WORK TO DO: Only the lines from the one containing "Write the Plotly code for this chart." through the one containing "80, 90, 100]" should be output, both ends included and exactly as they appear, minus any pictures.
--
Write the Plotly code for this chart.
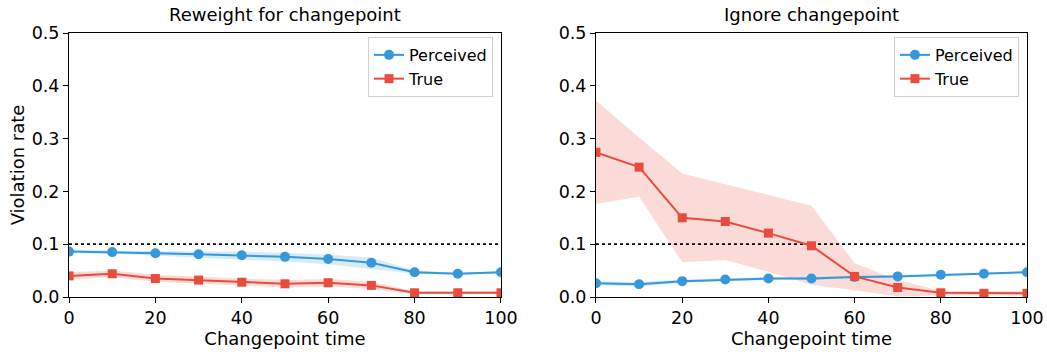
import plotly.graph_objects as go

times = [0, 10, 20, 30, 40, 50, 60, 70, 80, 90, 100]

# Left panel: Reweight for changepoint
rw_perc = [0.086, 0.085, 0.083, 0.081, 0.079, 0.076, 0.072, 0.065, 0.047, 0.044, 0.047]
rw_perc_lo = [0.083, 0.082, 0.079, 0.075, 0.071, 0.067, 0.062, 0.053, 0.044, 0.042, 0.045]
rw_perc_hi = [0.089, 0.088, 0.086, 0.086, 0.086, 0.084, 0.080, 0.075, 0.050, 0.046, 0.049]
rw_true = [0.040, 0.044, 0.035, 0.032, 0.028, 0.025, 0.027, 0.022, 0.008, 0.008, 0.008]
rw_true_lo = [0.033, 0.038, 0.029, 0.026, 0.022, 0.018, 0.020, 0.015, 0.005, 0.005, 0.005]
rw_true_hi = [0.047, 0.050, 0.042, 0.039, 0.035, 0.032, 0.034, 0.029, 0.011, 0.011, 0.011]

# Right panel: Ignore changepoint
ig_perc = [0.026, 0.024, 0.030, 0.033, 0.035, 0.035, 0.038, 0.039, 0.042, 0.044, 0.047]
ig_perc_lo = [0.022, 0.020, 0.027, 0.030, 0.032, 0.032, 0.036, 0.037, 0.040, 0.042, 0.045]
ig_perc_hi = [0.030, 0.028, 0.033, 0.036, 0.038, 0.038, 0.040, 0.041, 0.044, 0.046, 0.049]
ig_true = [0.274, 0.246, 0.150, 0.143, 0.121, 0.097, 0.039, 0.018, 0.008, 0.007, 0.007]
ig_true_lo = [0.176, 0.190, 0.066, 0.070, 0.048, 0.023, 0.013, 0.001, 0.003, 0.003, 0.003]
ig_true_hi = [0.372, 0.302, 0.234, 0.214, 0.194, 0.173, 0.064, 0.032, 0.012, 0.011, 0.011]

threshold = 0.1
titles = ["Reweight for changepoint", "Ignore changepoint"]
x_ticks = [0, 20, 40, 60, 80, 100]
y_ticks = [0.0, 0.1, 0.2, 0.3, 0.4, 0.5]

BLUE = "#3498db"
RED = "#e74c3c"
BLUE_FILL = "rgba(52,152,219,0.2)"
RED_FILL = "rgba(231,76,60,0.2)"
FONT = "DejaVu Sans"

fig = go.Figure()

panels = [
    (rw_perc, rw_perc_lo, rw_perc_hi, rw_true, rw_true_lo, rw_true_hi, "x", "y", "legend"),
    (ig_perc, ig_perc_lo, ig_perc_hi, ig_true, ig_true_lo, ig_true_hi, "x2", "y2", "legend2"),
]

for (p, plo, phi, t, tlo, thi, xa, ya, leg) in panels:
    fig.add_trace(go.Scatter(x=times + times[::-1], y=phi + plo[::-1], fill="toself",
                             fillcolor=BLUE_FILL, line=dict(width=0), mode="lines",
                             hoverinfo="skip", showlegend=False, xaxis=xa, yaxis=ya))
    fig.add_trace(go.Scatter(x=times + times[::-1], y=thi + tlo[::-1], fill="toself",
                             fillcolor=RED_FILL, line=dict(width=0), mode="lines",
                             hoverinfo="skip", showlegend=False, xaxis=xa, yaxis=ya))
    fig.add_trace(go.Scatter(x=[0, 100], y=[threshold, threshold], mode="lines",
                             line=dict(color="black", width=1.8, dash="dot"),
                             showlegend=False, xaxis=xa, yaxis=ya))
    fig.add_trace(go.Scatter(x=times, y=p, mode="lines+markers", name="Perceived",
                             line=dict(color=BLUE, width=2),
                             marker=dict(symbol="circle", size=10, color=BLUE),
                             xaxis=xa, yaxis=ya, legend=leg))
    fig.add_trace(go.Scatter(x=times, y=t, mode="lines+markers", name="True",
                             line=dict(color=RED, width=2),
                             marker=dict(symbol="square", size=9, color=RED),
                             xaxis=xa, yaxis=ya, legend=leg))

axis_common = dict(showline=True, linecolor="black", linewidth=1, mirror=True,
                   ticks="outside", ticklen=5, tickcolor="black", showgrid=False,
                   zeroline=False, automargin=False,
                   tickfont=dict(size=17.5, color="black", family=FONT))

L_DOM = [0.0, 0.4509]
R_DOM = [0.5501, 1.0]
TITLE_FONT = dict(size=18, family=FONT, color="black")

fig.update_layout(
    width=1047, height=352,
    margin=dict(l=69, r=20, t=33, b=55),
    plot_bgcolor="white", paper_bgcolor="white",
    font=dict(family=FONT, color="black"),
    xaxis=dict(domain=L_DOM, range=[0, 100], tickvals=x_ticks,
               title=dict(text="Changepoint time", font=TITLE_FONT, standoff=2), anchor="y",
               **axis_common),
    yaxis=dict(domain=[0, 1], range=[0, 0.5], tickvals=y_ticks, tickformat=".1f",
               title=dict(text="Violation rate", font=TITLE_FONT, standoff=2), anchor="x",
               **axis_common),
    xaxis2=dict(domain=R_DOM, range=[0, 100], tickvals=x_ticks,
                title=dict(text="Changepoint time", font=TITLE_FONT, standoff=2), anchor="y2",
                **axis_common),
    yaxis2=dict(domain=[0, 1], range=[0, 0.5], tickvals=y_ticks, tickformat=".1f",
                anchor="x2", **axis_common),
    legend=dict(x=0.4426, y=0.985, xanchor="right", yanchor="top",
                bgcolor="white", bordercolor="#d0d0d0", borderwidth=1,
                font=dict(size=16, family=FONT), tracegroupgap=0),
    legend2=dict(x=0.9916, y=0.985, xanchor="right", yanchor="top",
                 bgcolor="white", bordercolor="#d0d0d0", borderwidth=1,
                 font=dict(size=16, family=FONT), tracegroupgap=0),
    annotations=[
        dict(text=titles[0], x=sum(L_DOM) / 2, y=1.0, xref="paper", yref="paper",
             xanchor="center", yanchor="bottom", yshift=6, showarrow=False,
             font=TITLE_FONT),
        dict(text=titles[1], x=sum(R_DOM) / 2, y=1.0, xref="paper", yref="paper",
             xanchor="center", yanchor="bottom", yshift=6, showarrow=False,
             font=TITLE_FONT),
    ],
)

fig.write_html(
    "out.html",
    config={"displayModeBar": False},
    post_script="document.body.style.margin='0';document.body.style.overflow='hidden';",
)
--
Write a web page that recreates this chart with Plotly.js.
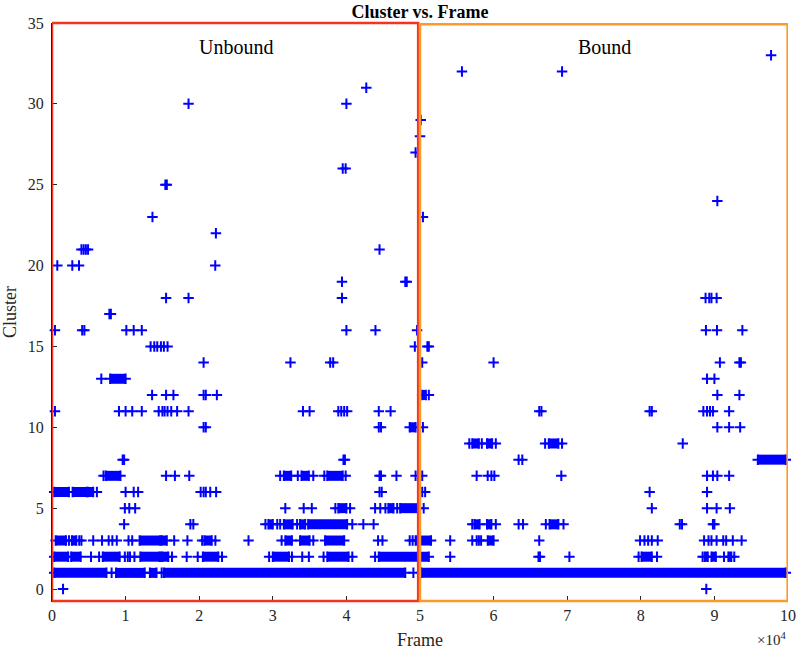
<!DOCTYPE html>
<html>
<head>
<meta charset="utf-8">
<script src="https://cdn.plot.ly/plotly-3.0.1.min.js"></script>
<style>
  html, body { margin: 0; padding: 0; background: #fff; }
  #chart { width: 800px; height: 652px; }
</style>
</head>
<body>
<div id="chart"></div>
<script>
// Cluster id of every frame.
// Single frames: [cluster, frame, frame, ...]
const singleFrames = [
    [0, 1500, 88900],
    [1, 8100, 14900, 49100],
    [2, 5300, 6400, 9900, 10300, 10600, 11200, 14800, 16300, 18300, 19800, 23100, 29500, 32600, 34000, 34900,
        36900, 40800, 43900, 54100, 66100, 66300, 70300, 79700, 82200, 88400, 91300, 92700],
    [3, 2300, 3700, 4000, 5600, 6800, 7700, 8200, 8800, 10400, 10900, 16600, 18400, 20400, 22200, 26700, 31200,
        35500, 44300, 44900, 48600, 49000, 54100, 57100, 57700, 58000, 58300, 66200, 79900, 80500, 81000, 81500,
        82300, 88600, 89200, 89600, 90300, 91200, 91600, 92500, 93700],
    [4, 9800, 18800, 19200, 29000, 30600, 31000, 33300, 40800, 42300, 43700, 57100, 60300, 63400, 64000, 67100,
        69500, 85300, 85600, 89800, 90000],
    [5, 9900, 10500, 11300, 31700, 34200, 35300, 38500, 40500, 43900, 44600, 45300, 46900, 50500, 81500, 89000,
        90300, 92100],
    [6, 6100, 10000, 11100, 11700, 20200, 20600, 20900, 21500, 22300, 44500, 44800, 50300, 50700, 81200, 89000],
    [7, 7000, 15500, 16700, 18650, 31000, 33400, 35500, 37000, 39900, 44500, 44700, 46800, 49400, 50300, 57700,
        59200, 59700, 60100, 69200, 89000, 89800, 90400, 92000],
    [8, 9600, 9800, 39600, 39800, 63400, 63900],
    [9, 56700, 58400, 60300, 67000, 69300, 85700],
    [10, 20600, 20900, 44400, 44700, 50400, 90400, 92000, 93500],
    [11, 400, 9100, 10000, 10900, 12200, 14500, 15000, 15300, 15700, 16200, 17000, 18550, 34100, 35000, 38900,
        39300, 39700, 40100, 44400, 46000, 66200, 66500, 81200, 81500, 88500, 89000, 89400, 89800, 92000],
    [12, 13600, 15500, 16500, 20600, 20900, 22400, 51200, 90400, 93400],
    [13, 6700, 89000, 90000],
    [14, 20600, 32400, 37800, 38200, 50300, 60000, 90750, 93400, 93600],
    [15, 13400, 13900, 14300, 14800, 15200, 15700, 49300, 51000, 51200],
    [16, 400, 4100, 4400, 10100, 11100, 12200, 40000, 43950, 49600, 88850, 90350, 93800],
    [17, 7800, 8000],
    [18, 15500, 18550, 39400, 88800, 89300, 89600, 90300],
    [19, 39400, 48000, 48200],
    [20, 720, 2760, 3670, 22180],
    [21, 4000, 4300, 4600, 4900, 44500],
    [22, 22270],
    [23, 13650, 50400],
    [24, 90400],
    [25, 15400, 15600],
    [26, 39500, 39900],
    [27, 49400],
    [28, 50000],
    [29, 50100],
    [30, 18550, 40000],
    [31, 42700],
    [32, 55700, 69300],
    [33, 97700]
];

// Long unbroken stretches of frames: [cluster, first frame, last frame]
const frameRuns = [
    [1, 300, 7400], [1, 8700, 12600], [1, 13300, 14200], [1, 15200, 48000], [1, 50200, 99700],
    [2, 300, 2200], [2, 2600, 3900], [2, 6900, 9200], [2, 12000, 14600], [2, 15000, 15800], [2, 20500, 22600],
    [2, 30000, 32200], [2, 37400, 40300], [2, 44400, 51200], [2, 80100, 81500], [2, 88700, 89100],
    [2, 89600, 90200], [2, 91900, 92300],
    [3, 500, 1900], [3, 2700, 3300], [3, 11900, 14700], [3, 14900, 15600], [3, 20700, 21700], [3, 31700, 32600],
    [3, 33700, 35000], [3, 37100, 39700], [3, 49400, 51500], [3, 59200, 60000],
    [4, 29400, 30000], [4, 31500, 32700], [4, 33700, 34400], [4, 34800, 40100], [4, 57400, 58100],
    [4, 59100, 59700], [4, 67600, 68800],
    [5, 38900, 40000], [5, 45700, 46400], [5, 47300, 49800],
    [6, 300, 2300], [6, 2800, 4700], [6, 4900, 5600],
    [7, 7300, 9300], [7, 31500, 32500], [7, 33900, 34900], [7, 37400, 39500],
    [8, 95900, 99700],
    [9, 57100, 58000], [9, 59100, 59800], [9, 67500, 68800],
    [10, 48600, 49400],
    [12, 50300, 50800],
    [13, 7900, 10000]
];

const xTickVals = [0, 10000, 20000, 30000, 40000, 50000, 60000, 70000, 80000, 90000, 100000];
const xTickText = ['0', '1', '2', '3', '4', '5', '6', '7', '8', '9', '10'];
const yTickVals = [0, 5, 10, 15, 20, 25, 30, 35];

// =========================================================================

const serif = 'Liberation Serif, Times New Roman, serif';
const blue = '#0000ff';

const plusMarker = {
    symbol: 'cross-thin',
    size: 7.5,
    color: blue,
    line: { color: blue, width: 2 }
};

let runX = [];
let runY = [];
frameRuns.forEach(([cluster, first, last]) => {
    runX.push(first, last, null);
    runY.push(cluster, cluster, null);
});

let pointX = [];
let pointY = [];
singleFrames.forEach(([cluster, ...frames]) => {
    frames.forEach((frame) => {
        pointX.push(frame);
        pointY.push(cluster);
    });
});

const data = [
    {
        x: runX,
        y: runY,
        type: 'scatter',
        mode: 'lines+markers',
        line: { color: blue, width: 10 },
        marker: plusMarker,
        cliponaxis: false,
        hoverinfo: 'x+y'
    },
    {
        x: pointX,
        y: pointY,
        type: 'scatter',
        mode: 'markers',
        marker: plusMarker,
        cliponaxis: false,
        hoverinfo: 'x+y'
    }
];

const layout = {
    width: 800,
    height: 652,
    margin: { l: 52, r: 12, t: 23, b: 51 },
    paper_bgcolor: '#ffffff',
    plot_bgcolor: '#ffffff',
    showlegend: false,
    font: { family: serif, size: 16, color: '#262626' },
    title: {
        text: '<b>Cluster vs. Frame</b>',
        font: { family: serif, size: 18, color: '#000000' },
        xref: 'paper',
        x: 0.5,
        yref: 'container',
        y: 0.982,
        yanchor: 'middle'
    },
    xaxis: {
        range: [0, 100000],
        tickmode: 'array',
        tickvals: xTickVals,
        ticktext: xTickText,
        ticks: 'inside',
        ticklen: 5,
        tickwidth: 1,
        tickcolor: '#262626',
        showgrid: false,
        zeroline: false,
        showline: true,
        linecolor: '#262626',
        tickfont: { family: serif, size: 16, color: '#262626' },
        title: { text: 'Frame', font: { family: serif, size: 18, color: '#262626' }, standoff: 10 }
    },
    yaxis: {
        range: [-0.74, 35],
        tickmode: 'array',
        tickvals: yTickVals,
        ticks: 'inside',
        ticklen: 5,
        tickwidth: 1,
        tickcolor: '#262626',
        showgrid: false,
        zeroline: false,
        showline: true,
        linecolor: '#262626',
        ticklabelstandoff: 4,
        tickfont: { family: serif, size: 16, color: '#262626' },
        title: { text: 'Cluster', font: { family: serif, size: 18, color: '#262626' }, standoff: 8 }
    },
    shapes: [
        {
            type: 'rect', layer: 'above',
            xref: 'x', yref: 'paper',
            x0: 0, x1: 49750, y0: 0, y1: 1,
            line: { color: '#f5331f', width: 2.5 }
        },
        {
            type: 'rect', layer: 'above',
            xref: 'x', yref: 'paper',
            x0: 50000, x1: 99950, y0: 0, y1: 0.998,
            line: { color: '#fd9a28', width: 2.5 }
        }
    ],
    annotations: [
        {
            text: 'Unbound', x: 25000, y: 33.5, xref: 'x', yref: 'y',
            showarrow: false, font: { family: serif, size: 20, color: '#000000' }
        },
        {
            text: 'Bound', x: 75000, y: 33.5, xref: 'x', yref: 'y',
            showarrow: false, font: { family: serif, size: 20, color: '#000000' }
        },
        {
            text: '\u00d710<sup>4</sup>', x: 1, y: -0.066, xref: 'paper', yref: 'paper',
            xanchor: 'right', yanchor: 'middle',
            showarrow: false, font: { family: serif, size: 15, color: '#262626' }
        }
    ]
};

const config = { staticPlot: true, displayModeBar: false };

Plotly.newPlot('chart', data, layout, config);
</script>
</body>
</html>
--
CORRECT RESPONSE:
Write the Plotly code for this chart.
import plotly.graph_objects as go

times = [0, 10, 20, 30, 40, 50, 60, 70, 80, 90, 100]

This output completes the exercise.